Герой фольклорной сказки, которого Рикёр мыслил характером без самости, таковым еще не является, это только áктор, функциональная фигура излагаемой истории. Характер начинает формироваться позднее, в литературном дискурсе, но первоначально он здесь еще не составлял центр внимания, а выступал лишь следствием событийной цепи как нарративной структуры, что было отмечено Аристотелем в его «Поэтике».  Дальнейшее развитие литературной наррации сопровождалось разработкой характеров, постепенно отодвигавших внешнюю событийность на второй план. Как учил Буало: «Герою своему искусно сохраните черты характера среди любых событий». Однако шекспировские герои часто уже не сводились ни к событийной функции, ни к своему характеру. Полномасштабное открытие личности как самости самобытного «я» осуществили романтики, справедливо усматривавшие в Шекспире своего предтечу.
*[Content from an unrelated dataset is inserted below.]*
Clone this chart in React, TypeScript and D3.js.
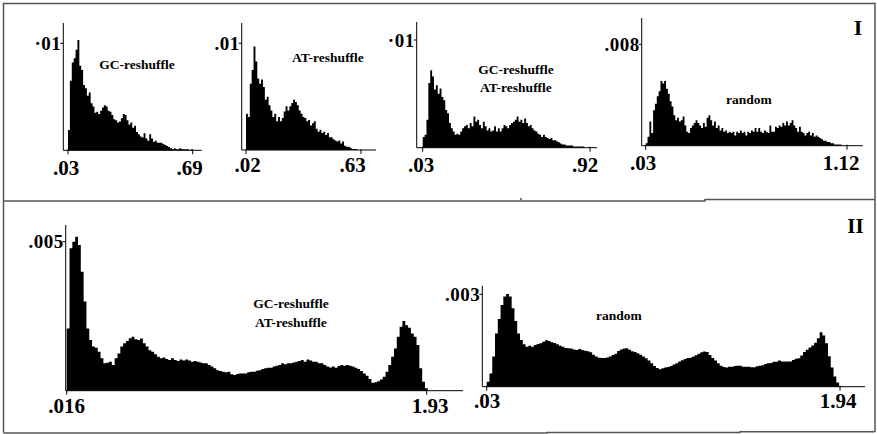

Средневековые русские персонажи не были наделены характерами. Святость или греховность не суть характеры, это особое качество существования. В древнерусской книжности «до XVII в. проблема „характера” вообще не стояла […] Литература Древней Руси была внимательна к отдельным психологическим состояниям […] Жития, хронограф, религиозно-дидактическая литература описывали душевные переломы», а не характеры отдельных людей [Лихачев 1970, 78]. Как разъяснял Сергей Аверинцев: «Христианский писатель средних веков хотел внушить своему христианскому читателю самое непосредственное ощущение личной сопричастности к мировому добру и личной совиновности в мировом зле […] Такой „сверхзадаче” объективно созерцательная „психология характера” явно не соответствует» [Аверинцев 71, 257]. Но и авантюрные истории XVII века, как анонимная «Повесть о Фроле Скобееве», и даже века XVIII, как «Пригожая повариха» Георгия Чулкова, – подобно фольклорным сказкам – лишены разработанных характеров. Так, фигура Фрола Скобеева не рассматривается нарратором со стороны его характера, не осуждается в ее греховности, она полностью сводится к сюжетной функции плута, свидетельствуя об авантюрной картине мира – в противовес императивной (средневековой).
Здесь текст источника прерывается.